トイレの横から急降下の階段の道を下りると天城峠のバス停に着く。

13時43分のバスが出たばかり。

次は14時13分。

天城峠の途中まで行かなければ十分に間に合っていた。

どうせ次のバスなら峠まで登れば良かった。中途半端建ったと反省。

乗客ゼロのバスがやってきた。

トンネルを越えてドンドン下り、ループ橋を渡ると河津七滝へとバスは行く。

河津七滝でしばらく休憩。

此処は有名なのか大勢観光客がいる。

一つ早いバスに乗っていれば、此処で30分ほど七滝を見学することが出来たのに残念だ。
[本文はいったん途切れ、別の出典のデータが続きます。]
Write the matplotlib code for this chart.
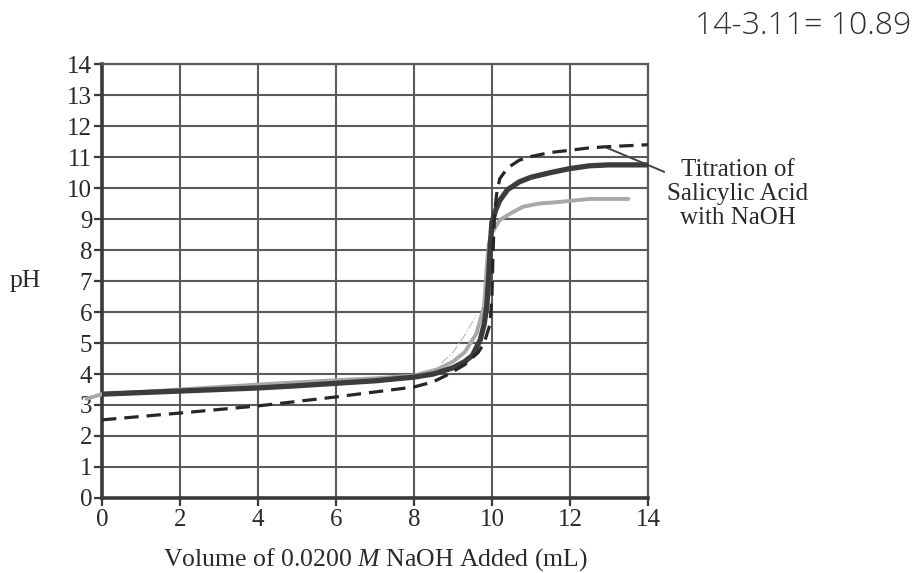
import matplotlib
matplotlib.use("Agg")
import matplotlib.pyplot as plt

# ---- data ----
solid_x = [0, 1, 2, 3, 4, 5, 6, 7, 8, 8.5, 9, 9.3, 9.5, 9.7, 9.8, 9.87, 9.92, 9.96, 10.0,
           10.1, 10.2, 10.4, 10.7, 11.0, 11.5, 12.0, 12.5, 13.0, 13.5, 14.0]
solid_y = [3.35, 3.4, 3.45, 3.5, 3.55, 3.62, 3.7, 3.78, 3.9, 4.0, 4.2, 4.4, 4.6, 5.1, 5.6, 6.2,
           7.2, 8.2, 8.9, 9.3, 9.6, 9.95, 10.2, 10.35, 10.5, 10.63, 10.72, 10.75, 10.75, 10.75]

dash_x = [0, 2, 4, 6, 8, 8.5, 8.9, 9.3, 9.65, 9.8, 9.95, 10.0, 10.03, 10.07, 10.12, 10.2,
          10.4, 10.7, 11.0, 11.5, 12.0, 12.5, 13.0, 13.5, 14.0]
dash_y = [2.52, 2.74, 2.97, 3.26, 3.58, 3.75, 4.0, 4.3, 4.7, 5.0, 5.6, 6.5, 8.0, 9.2, 9.8, 10.3,
          10.65, 10.9, 11.02, 11.15, 11.22, 11.3, 11.34, 11.37, 11.4]

gray_x = [-0.4, 0, 1, 2, 3, 4, 5, 6, 7, 8, 8.6, 9.0, 9.3, 9.6, 9.8, 9.87, 9.92, 10.0,
          10.2, 10.5, 10.8, 11.2, 11.7, 12.5, 13.0, 13.5]
gray_y = [3.2, 3.35, 3.42, 3.5, 3.58, 3.66, 3.73, 3.8, 3.86, 3.95, 4.15, 4.4, 4.7, 5.3, 6.2,
          7.5, 8.2, 8.55, 8.97, 9.2, 9.4, 9.5, 9.55, 9.65, 9.65, 9.65]

faint_x = [8.7, 9.0, 9.3, 9.6]
faint_y = [4.35, 4.7, 5.25, 5.9]

x_ticks = [0, 2, 4, 6, 8, 10, 12, 14]
y_ticks = list(range(0, 15))

annot_text = "Titration of\nSalicylic Acid\nwith NaOH"
annot_point = (12.95, 11.3)
note_text = "14-3.11= 10.89"

# ---- figure ----
plt.rcParams['font.family'] = ['Liberation Serif', 'DejaVu Serif']
plt.rcParams['mathtext.fontset'] = 'custom'
plt.rcParams['mathtext.it'] = 'Liberation Serif:italic'
plt.rcParams['mathtext.rm'] = 'Liberation Serif'
fig = plt.figure(figsize=(9.19, 5.73), dpi=100)
ax = fig.add_axes([0.111, 0.131, 0.594, 0.757])

grid_c = '#5a5a5a'
txt_c = '#2a2a2a'
ax.set_xlim(0, 14)
ax.set_ylim(0, 14)
ax.set_xticks(x_ticks)
ax.set_yticks(y_ticks)
ax.grid(True, color=grid_c, linewidth=1.5)
ax.set_axisbelow(True)

for side in ['top', 'right']:
    ax.spines[side].set_color(grid_c)
    ax.spines[side].set_linewidth(1.6)
for side in ['left', 'bottom']:
    ax.spines[side].set_color('#3a3a3a')
    ax.spines[side].set_linewidth(2.6)

ax.tick_params(axis='both', direction='out', length=6, width=1.6, color='#3a3a3a',
               labelsize=18, labelcolor=txt_c, pad=1)
ax.tick_params(axis='x', pad=2)

ax.plot(faint_x, faint_y, color='#c4c4c4', linewidth=1.0, linestyle='-.', zorder=2)
ax.plot(gray_x, gray_y, color='#a8a8a8', linewidth=2.8, solid_capstyle='round',
        clip_on=False, zorder=3)
ax.plot(solid_x, solid_y, color='#3c3c3c', linewidth=3.8, solid_capstyle='round', zorder=4)
ax.plot(dash_x, dash_y, color='#262626', linewidth=2.3, dashes=(4.5, 2.5), zorder=5)

ax.set_xlabel("Volume of 0.0200 $\\mathit{M}$ NaOH Added (mL)", fontsize=18.5, color=txt_c,
              labelpad=11)
fig.text(0.028, 0.51, "pH", fontsize=18.5, color=txt_c, ha='center', va='center')

ax.annotate(annot_text, xy=annot_point, xytext=(16.3, 9.8), textcoords='data',
            fontsize=18, color=txt_c, ha='center', va='center', linespacing=1.12,
            annotation_clip=False,
            arrowprops=dict(arrowstyle='-', color='#444444', linewidth=1.4,
                            shrinkA=0, shrinkB=0, relpos=(0.04, 0.77)))

fig.text(0.874, 0.955, note_text, fontsize=23, color='#2f2f2f', ha='center', va='center',
         family=['Open Sans', 'DejaVu Sans'], fontweight='light')

fig.savefig("out.png", dpi=100)
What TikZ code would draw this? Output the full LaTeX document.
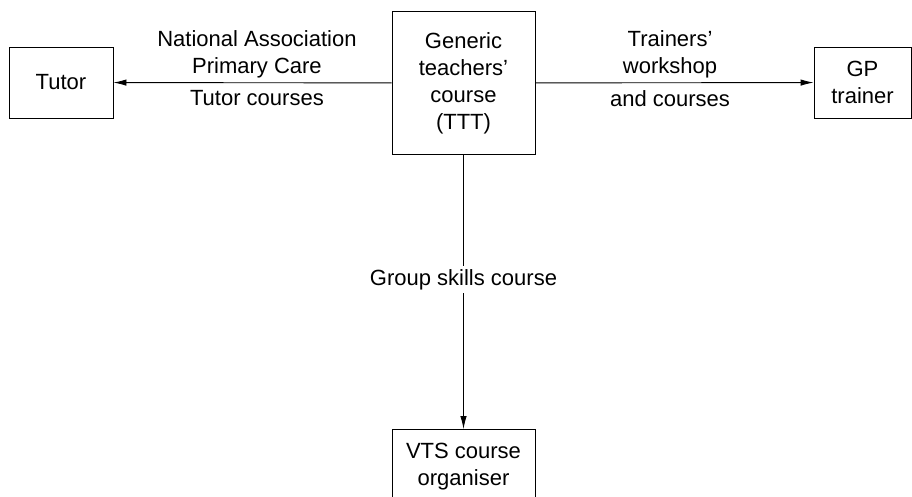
\documentclass[tikz,border=0pt]{standalone}
\usepackage{fontspec}
\setmainfont{Liberation Sans}
\usepackage{tikz}
\usetikzlibrary{arrows.meta,positioning,calc}

\begin{document}
\begin{tikzpicture}[x=1pt,y=-1pt,
  course/.style={draw=black,line width=0.9pt,align=center,inner sep=0pt},
  route/.style={line width=0.9pt,-{Latex[length=13pt,width=6.5pt]}},
  lblabove/.style={above,align=center,inner sep=4.4pt},
  lblbelow/.style={below,align=center,inner sep=7.2pt},
  font=\fontsize{22}{27}\selectfont]
\useasboundingbox (0,0) rectangle (912,497);
\node[course] (ttt)[minimum width=143pt,minimum height=143pt] at (463.5,83) {Generic\\teachers'\\course\\(TTT)};
\node[course] (tutor)[minimum width=104pt,minimum height=71pt] at (61,82.5) {Tutor};
\node[course] (gp)[minimum width=97pt,minimum height=71pt] at (862.5,82.5) {GP\\trainer};
\node[course] (vts)[minimum width=143pt,minimum height=74pt,anchor=north] at (463.5,429) {VTS course\\organiser};
\draw[route] (ttt)--(tutor) node[lblabove,pos=0.484] (napc) {National Association\\Primary Care}
  node[lblbelow,pos=0.484] (tc) {Tutor courses};
\draw[route] (ttt)--(gp) node[lblabove,pos=0.484] (tw) {Trainers'\\workshop}
  node[lblbelow,pos=0.484] (ac) {and courses};
\draw[route] (ttt)--(vts) node[pos=0.455,fill=white,inner sep=3pt] (gs) {Group skills course};
\end{tikzpicture}
\end{document}
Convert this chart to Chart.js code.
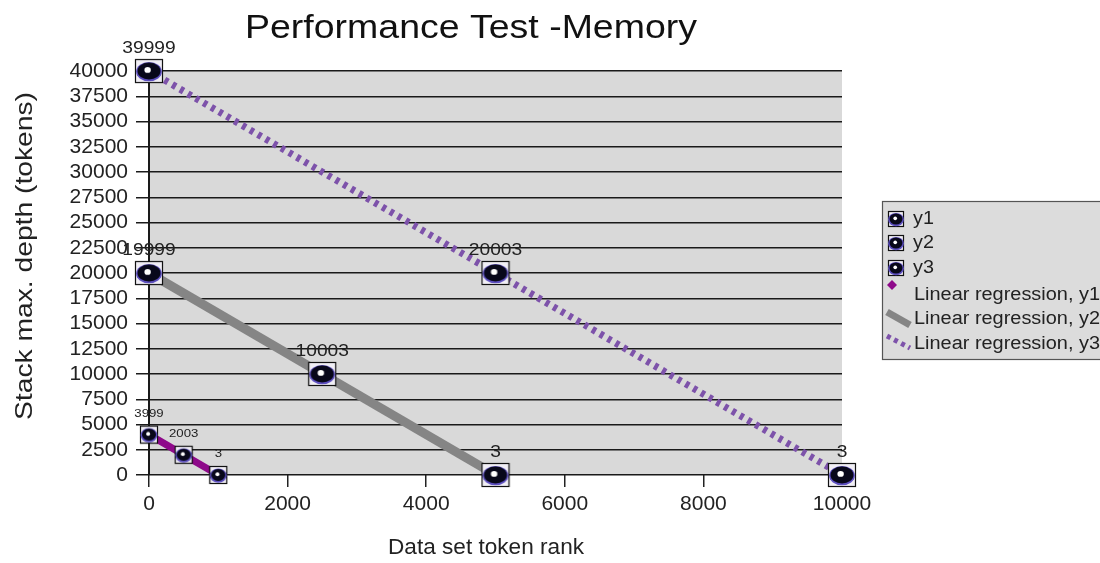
<!DOCTYPE html>
<html>
<head>
<meta charset="utf-8">
<script src="https://cdn.jsdelivr.net/npm/chart.js@4.4.0/dist/chart.umd.min.js"></script>
<style>
  html, body { margin: 0; padding: 0; background: #fff; }
  #wrap { width: 1100px; height: 563px; position: relative; }
</style>
</head>
<body>
<div id="wrap"><canvas id="memChart" width="1100" height="563"></canvas></div>
<script>
// Data
const xTicks = [0, 2000, 4000, 6000, 8000, 10000];
const y1X = [0, 500, 1000];
const y1Values = [3999, 2003, 3];
const y2X = [0, 2500, 5000];
const y2Values = [19999, 10003, 3];
const y3X = [0, 5000, 10000];
const y3Values = [39999, 20003, 3];
const seriesNames = ["y1", "y2", "y3"];
const regressionNames = ["Linear regression, y1", "Linear regression, y2", "Linear regression, y3"];

const FONT = "'Liberation Sans', Arial, sans-serif";
const regColors = ["#8e0a8a", "#858585", "#7d52aa"];

// least squares line through a series, returned as its two end points
function regression(xs, ys) {
    const n = xs.length;
    const mx = xs.reduce((a, b) => a + b, 0) / n;
    const my = ys.reduce((a, b) => a + b, 0) / n;
    let num = 0, den = 0;
    for (let i = 0; i < n; i++) {
        num += (xs[i] - mx) * (ys[i] - my);
        den += (xs[i] - mx) * (xs[i] - mx);
    }
    const slope = num / den;
    const b = my - slope * mx;
    const x0 = Math.min(...xs), x1 = Math.max(...xs);
    return [{ x: x0, y: slope * x0 + b }, { x: x1, y: slope * x1 + b }];
}

function toPoints(xs, ys) {
    return xs.map((x, i) => ({ x: x, y: ys[i] }));
}

// boxed ball marker like the original
function makeMarker(w, h, rx, ry) {
    const c = document.createElement("canvas");
    c.width = w + 2;
    c.height = h + 2;
    const g = c.getContext("2d");
    g.fillStyle = "#f1eff5";
    g.fillRect(1, 1, w, h);
    g.strokeStyle = "#111";
    g.lineWidth = 1.2;
    g.strokeRect(1.5, 1.5, w - 1, h - 1);
    const cx = c.width / 2, cy = c.height / 2;
    g.fillStyle = "#5d4fc0";
    g.beginPath(); g.ellipse(cx, cy + 0.6, rx + 1.4, ry + 1.2, 0, 0, Math.PI * 2); g.fill();
    g.fillStyle = "#08081a";
    g.beginPath(); g.ellipse(cx, cy, rx, ry, 0, 0, Math.PI * 2); g.fill();
    g.fillStyle = "#ffffff";
    g.beginPath(); g.ellipse(cx - rx * 0.12, cy - ry * 0.12, rx * 0.28, ry * 0.34, 0, 0, Math.PI * 2); g.fill();
    return c;
}

const smallMarker = makeMarker(18, 18, 7, 6);
const bigMarker = makeMarker(28, 24, 11.5, 8.5);
const legendMarker = makeMarker(16, 16, 6.5, 5.5);

// draws text squeezed or stretched to a given width
function fitText(ctx, text, x, y, font, width, angle) {
    ctx.save();
    ctx.font = font;
    ctx.textAlign = "center";
    ctx.textBaseline = "middle";
    const w = ctx.measureText(text).width;
    ctx.translate(x, y);
    if (angle) ctx.rotate(angle);
    ctx.scale(width / w, 1);
    ctx.fillText(text, 0, 0);
    ctx.restore();
}

// grey plot area
const plotBackground = {
    id: "plotBackground",
    beforeDraw(chart) {
        const a = chart.chartArea;
        const ctx = chart.ctx;
        ctx.save();
        ctx.fillStyle = "#d9d9d9";
        ctx.fillRect(a.left, a.top, a.right - a.left, a.bottom - a.top);
        ctx.restore();
    }
};

// value labels above the points, titles and legend box
const extras = {
    id: "extras",
    afterDatasetsDraw(chart) {
        const ctx = chart.ctx;
        ctx.save();
        ctx.fillStyle = "#222";
        [0, 1, 2].forEach(di => {
            const meta = chart.getDatasetMeta(di);
            const ds = chart.data.datasets[di];
            const small = di === 0;
            const font = (small ? "11px " : "16px ") + FONT;
            ctx.font = font;
            meta.data.forEach((pt, i) => {
                const txt = String(ds.data[i].y);
                const w = ctx.measureText(txt).width * 1.2;
                fitText(ctx, txt, pt.x, pt.y - (small ? 21 : 22), font, w);
            });
        });
        ctx.restore();
    },
    afterDraw(chart) {
        const ctx = chart.ctx;
        ctx.save();
        ctx.fillStyle = "#111";
        fitText(ctx, "Performance Test -Memory", 471, 29, "33px " + FONT, 452);
        ctx.fillStyle = "#222";
        fitText(ctx, "Stack max. depth (tokens)", 25, 256, "24px " + FONT, 328, -Math.PI / 2);
        fitText(ctx, "Data set token rank", 486, 548, "22px " + FONT, 196);
        ctx.restore();

        // legend
        ctx.save();
        ctx.fillStyle = "#dcdcdc";
        ctx.fillRect(882, 201, 218, 159);
        ctx.strokeStyle = "#555";
        ctx.lineWidth = 1.2;
        ctx.strokeRect(882.5, 201.5, 230, 158);
        ctx.fillStyle = "#222";
        const rowY = [219, 243, 268, 295, 319, 344];
        ctx.font = "18px " + FONT;
        seriesNames.forEach((name, i) => {
            ctx.drawImage(legendMarker, 887, rowY[i] - 9);
            const w = ctx.measureText(name).width * 1.1;
            fitText(ctx, name, 913 + w / 2, rowY[i], "18px " + FONT, w);
        });
        regressionNames.forEach((name, i) => {
            fitText(ctx, name, 914 + 93, rowY[3 + i], "18px " + FONT, 186);
        });
        // LR y1 diamond
        let y = rowY[3] - 10;
        ctx.fillStyle = regColors[0];
        ctx.beginPath();
        ctx.moveTo(892, y - 5); ctx.lineTo(897, y); ctx.lineTo(892, y + 5); ctx.lineTo(887, y);
        ctx.closePath(); ctx.fill();
        // LR y2 thick line
        y = rowY[4];
        ctx.strokeStyle = regColors[1];
        ctx.lineWidth = 7;
        ctx.beginPath(); ctx.moveTo(887, y - 7); ctx.lineTo(910, y + 6); ctx.stroke();
        // LR y3 dashed line
        y = rowY[5];
        ctx.strokeStyle = regColors[2];
        ctx.lineWidth = 5;
        ctx.setLineDash([4, 4]);
        ctx.beginPath(); ctx.moveTo(887, y - 8); ctx.lineTo(910, y + 4); ctx.stroke();
        ctx.restore();
    }
};

const pointDefaults = { showLine: false, clip: false, order: 0, pointRadius: 14, pointHoverRadius: 14 };
const lineDefaults = { showLine: true, clip: false, order: 1, pointRadius: 0, fill: false, borderCapStyle: "butt" };

new Chart(document.getElementById("memChart"), {
    type: "scatter",
    data: {
        datasets: [
            { ...pointDefaults, label: seriesNames[0], data: toPoints(y1X, y1Values), pointStyle: smallMarker },
            { ...pointDefaults, label: seriesNames[1], data: toPoints(y2X, y2Values), pointStyle: bigMarker },
            { ...pointDefaults, label: seriesNames[2], data: toPoints(y3X, y3Values), pointStyle: bigMarker },
            { ...lineDefaults, label: regressionNames[0], data: regression(y1X, y1Values), borderColor: regColors[0], borderWidth: 7 },
            { ...lineDefaults, label: regressionNames[1], data: regression(y2X, y2Values), borderColor: regColors[1], borderWidth: 9 },
            { ...lineDefaults, label: regressionNames[2], data: regression(y3X, y3Values), borderColor: regColors[2], borderWidth: 7, borderDash: [4, 5] }
        ]
    },
    options: {
        responsive: false,
        animation: false,
        events: [],
        layout: { padding: { top: 71, right: 258, left: 0, bottom: 0 } },
        plugins: {
            legend: { display: false },
            title: { display: false },
            tooltip: { enabled: false }
        },
        scales: {
            x: {
                type: "linear",
                min: 0,
                max: 10000,
                afterBuildTicks: axis => { axis.ticks = xTicks.map(v => ({ value: v })); },
                afterFit: axis => { axis.height = 88; },
                grid: { drawOnChartArea: false, drawTicks: true, tickLength: 12, color: "#222", lineWidth: 1.5 },
                border: { display: false },
                ticks: { color: "#222", font: { family: FONT, size: 21 }, padding: 5, maxRotation: 0, callback: v => String(v) },
                title: { display: false }
            },
            y: {
                type: "linear",
                min: 0,
                max: 40000,
                ticks: { stepSize: 2500, color: "#222", font: { family: FONT, size: 21 }, padding: 8, autoSkip: false, callback: v => String(v) },
                afterFit: axis => { axis.width = 149; },
                grid: { color: "#1a1a1a", lineWidth: 1.5, tickLength: 13 },
                border: { display: true, color: "#1a1a1a", width: 2 },
                title: { display: false }
            }
        }
    },
    plugins: [plotBackground, extras]
});
</script>
</body>
</html>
また元の道に戻り、踊り子が裸で共同浴場から学生に手を振ったことで有名な湯ヶ野の温泉を通過。

川端康成が宿泊した有名な福田屋がある。

やがてバスは河津の川を渡り、河津町役場前で下車。

実はこの近所に河津桜の原木があるというので、家内は見るのを楽しみにしていた。

少し車道を河津駅方面に行くと、花の開き始めた河津桜の原木があった。



この民家の主人が昭和30年頃、偶然に見つけた寒緋桜と大島桜の混血だ。



未だ咲き始めたばかりだが花の数は少なくても、鮮やかなピンクが青空に映えて素晴らしい。

満開になればどんなに美しいことだろうか。



この桜は2月初旬に咲き始め3月初旬まで一ヶ月余りも咲き続けるらしい。



十分に原木の桜を楽しんで河津川に向かう。



のどかな街の畑には梅やマンサクが満開。



大きな駐車場が準備されている。

仮設トイレもズラッと並んでいる。

来週から桜祭りだが100万人以上が訪れるらしい。



川縁に来ると此処でも桜は2分咲き位。



夕陽を浴びてピンクの桜が映えて見える。



菜の花も咲き始めていて、後一週間もすれば

菜の花の黄色と濃いピンクの桜が素晴らしいコントラストを見せることだろう。




桜祭りの行われる会場は綺麗に整備されている。

立派な大理石で作られた足湯があり近所の人がくつろいでいる。



土産物屋も沢山出ていた。

稲取温泉名物の吊るし雛を見ていると、つい桜餅等を買ってしまった。



駅まで川沿いを歩くと、色々な手作り品を売っている店がありつい立ち寄る。

町中にはあちこちに河津桜が植わっていて、街の人達が大事にしているのが良く解る。

15時42分に駅に着くと直ぐに伊豆急がやってきた。



この電車は前後の車両はパノラマ展望車。

中程は海を向いて座席が並んでいて雄大な伊豆の海を見ながら旅をすることが出来る。



稲取温泉では吊り雛まつりのポスターが沢山あった。

そう言えば稲取温泉は町興しで、何とかの支配人を募集しているとか?

もうすぐ決まるはずだなあ..



熱川温泉に近づくと目の前に伊豆大島が見えてくる。

熱川温泉の源泉が駅の側直ぐに湯煙を上げている。

川奈を過ぎ伊東を過ぎて熱海まで直行。

熱海で東海道線に乗り換えて7時過ぎには自宅に帰ることが出来た。

天城山縦走は出来なかったが、ポカポカ陽気の伊豆を十分に楽しむことが出来た。